For those readers interested in this topic, I notice a new article on the topic on the BBC news site, Simulated brain closer to thought and the source project Blue Brain Project referrred to in my original posting.

The quote from Prof Markram is very telling

“It’s not a question of years, it’s one of dollars. The psychology is there today and the technology is there today. It’s a matter of if society wants this. If they want it in 10 years, they’ll have it in 10 years. If they want it in 1000 years, we can wait.”

Since the early 90s we have been living in what many have called the Information Society, although the notion goes back much further than that. Basically it is only since then that access to technology and information have been sufficiently democratised to enable a significant impact on the day to day lives of many people. This in its turn has enabled many more people to be implicated in the creation and sharing of knowledge, and the emergence of an immaterial economy. We are already well down the path (some would say too far) towards an economy where physical goods are the least significant contributor to the economy, meaning the physical content of a product is overshadowed by its knowledge content (R&D, design, marketing, support, etc.. )

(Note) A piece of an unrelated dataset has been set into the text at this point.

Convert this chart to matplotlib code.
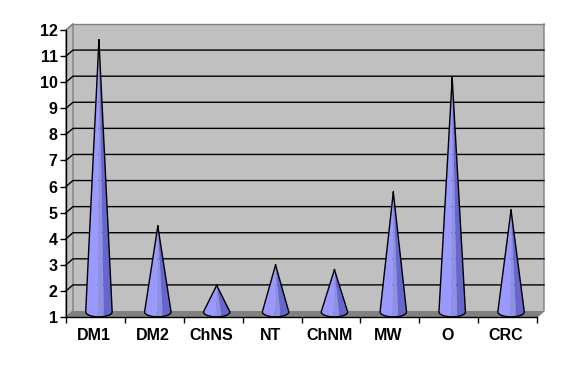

Turning to Artificial Intelligence which has long been a favourite theme of Science Fiction, futurologists and technologists alike, we can add some spice. Ray Kurzweil is probably the best known of those suggesting that desktop computing power (if it continues to follow Moore’s law) will have the equivalent processing power of the human brain by 2029, although the ability to transform that power into true intelligence may lag behind. Nonetheless the last few months have seemed to be particularly active in this field with Anders Sandberg and Nick Bostrom publishing a credible  Whole Brain Emulation – A Roadmap, and IBM’s Dharmendra S Modha’s project to emulate a rat’s brain, suggested to the Singularity Summit that the project was positioned halfway along that roadmap, (Next Big Future) – with the rat-scale model being 3.5 larger than the previous work on mouse brain emulation.

It was estimated that a system 400 times larger than the rat model would be needed to emulate the human brain, with the most powerful machines currently available being able to handle models 10 times larger than those of the rat. With DARPA contributing  $4.9 million to the project, it is clear that this research is leading somewhere, and possibly faster than we expect, even taking into account the probable need for quantum computing to reach full human brain emulation.

This of course takes us towards Kurzweil’s singularity where machine intelligence will start evolving more rapidly by itself, and I question  what will happen to the knowledge society/economy when machines can accumulate and generate and create knowledge more rapidly and more cheaply than a human counterpart.

Will these knowledge machines be creative? Intuitive? Empathetic? Will they become the wealth generating engines replacing talented humans.  Will our values change, with personal knowledge being no longer being a key success factor?

We are talking of potential changes over the next 25 years, and remember that 25 years ago few believed the impact that the Internet and mobile technology would have on our lives and the way we do business. My guess is that these sentient technologies will start having an impact on defence applications much sooner than that.

Given that many policy makers and leaders still do not understand the implications of a networked society, what will they make of the post knowledge society, assuming they are still in charge.